What a lip-smacking good season looms ahead for surly sideliners like me ... A neat preview in the New York Times spills beans on two mega musicals failing to turn gush from out-of-town critics, both Broadway-bound shows flashing powerhouse names: Mel Brooks (The Producers) is back — or hacking back with his latest home-made tuner (in which he concocts his own tunes) — Young Frankenstein, now polishing his cakewalk out of town. The singing monster failed to ring every critic’s rattle in Seattle. Hmmmm. I wonder if Brooks, an amateurish tunesmith, is a one-score kind of guy? Brooks revived musical comedy. Question might be, can he revive vaudeville?
Disney’s Drowning Mermaid? Trouble in kiddie land began when Tarzan flew to Broadway and got all tangled up in a lot of scenery and — more scenery. Public not charmed. First Disney flop, that. ... Here comes the next?... Mermaid’s first dip under water in Denver nearly capsized, hardly rescued by a scathing pan from Variety’s man on-the-spot. Local critics, kinder, although some harboring same mouth-dropping reservations. Lifeguard, please! ... What shocks me is to read of a dozen new songs composed by Alan Menken, who also scored the movie with his late great partner Howard Ashman. They delivered a wondrous set of songs, so why all these add-ons? A glut of melody suggests an over-wrought script signifying too big a pool, or just plain professional desperation.
Nobody stands tall forever on the Great White Way. Forty-Second Street minus another Disney blockbuster could spell the return of the garden variety porno that thrived where George M. Cohan once sang before Beauty and the Beast arrived .... Beauty, by the way, is gone — as all of you trend-setters who read this blog (well, all five of you out there) will smugly know.
Circus! Didn’t mean to slight the war of the big tops. Big Apple uncorks its latest, a 30th anni bash at Lincoln Center, and not too far down Broadway comes about the same time that monster Genius from north of the border. Cirque du Soliel’s latest, Wintuk something about a young man in search of something, moves into the theatre at Madison Square Garden for a long run largely overlapping Big Apple’s.

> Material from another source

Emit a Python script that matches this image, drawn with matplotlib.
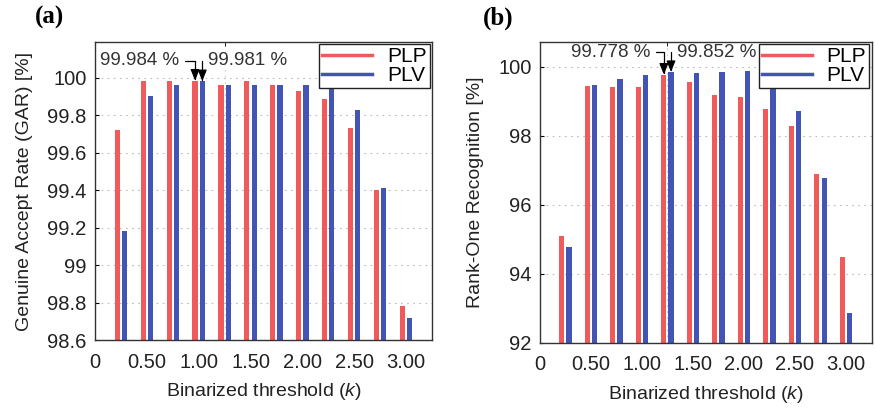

And the same show is slated to run for 10 weeks each winter the next five years! ... Garden big shots, unenchanted of late with Ringless brothers in free fall, had been angling for a slice of the Montreal magic. ... Anybody care to remember when the Big One sometimes packed ‘em in during five- and six - week seasons at the old bold Garden?

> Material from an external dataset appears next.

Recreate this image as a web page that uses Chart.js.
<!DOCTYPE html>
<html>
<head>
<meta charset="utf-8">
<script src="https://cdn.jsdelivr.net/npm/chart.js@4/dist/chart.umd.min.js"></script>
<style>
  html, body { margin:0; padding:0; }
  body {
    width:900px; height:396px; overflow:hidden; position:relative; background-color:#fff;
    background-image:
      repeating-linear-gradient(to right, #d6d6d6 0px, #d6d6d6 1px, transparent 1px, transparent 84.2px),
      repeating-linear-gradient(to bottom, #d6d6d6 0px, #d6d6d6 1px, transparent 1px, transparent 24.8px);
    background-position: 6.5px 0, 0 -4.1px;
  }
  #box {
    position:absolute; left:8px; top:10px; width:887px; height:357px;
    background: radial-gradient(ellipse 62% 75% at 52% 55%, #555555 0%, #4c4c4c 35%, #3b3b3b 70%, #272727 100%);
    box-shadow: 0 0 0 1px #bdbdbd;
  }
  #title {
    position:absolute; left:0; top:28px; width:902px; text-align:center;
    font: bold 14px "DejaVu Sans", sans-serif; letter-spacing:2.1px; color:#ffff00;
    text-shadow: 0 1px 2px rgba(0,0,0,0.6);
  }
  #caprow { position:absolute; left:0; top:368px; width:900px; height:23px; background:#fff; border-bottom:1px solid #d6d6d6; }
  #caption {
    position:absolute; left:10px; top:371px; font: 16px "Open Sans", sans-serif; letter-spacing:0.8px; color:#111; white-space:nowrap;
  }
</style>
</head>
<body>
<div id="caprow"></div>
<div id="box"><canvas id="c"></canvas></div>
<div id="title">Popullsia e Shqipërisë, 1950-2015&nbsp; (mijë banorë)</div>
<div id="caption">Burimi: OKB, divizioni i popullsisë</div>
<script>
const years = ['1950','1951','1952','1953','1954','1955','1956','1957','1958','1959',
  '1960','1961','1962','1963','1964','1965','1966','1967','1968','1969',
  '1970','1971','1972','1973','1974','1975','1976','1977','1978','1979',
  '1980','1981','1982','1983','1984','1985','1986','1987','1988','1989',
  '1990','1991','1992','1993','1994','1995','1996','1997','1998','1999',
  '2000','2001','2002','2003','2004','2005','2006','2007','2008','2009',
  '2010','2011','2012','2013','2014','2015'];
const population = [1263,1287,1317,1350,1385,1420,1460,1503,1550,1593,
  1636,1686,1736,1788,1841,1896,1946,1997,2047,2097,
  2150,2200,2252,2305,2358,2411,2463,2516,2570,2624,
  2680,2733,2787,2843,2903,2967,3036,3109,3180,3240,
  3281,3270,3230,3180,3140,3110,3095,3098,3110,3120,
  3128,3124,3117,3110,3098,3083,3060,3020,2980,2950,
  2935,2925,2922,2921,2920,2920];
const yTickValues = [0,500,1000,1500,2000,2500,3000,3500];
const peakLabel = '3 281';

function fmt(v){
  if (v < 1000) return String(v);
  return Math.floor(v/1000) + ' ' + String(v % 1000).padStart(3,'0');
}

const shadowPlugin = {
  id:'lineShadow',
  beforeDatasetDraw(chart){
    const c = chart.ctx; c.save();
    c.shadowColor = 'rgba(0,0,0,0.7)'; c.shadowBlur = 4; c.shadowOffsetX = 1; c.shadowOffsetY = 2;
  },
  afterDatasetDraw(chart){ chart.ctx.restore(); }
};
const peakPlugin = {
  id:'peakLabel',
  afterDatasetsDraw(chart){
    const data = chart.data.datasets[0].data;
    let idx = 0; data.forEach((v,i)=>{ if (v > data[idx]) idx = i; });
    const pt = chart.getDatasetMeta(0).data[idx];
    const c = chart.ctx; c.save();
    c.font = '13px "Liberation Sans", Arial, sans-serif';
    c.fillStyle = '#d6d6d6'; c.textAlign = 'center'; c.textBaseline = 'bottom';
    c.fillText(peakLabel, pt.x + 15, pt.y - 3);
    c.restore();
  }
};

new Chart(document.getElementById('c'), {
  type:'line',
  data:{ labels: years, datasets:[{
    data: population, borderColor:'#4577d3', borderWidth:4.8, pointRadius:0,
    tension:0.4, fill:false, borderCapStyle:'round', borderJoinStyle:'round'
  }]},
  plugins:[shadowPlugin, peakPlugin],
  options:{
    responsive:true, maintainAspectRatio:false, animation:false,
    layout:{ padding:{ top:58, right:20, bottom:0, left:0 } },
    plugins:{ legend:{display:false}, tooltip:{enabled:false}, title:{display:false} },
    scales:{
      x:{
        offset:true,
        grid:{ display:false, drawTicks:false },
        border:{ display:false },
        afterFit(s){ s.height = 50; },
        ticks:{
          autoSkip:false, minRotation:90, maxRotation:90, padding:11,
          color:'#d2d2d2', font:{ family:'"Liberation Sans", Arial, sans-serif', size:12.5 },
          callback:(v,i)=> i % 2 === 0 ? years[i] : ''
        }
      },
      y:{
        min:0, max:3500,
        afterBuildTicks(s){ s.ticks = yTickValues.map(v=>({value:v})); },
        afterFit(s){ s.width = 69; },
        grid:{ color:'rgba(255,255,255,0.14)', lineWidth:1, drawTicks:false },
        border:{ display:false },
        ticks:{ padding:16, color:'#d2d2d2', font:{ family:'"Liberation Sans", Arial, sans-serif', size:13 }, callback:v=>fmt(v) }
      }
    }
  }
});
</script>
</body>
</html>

Post Update Flash: That's not all, folks! Here comes the gifted ringmaster (formerly of Universoul Circus) -- Casual Cal onto the stage of the Apollo in Harlem, beginning November 23, with his brand new Get Your Circus On! Promises a wild mix of acrobats and illusionists, and a 75-year-old "rapping Granny." Proclaims Cal, "Soul is not a color. It's a collection of experiences to start the heart, speak to emotions, and move on." New Yorkers, take note and move on: You have options.
South Pacific to be revived , finally, for the first time since it wowed ‘em back in ‘49. That does it. I’ve got Damtrak reservations. How could I miss all this drama, even if half of it folds by the time I ge there. That is, if Damtrak arrives at all ... New York! New York! Whether I get there are not, you’re a helluva town!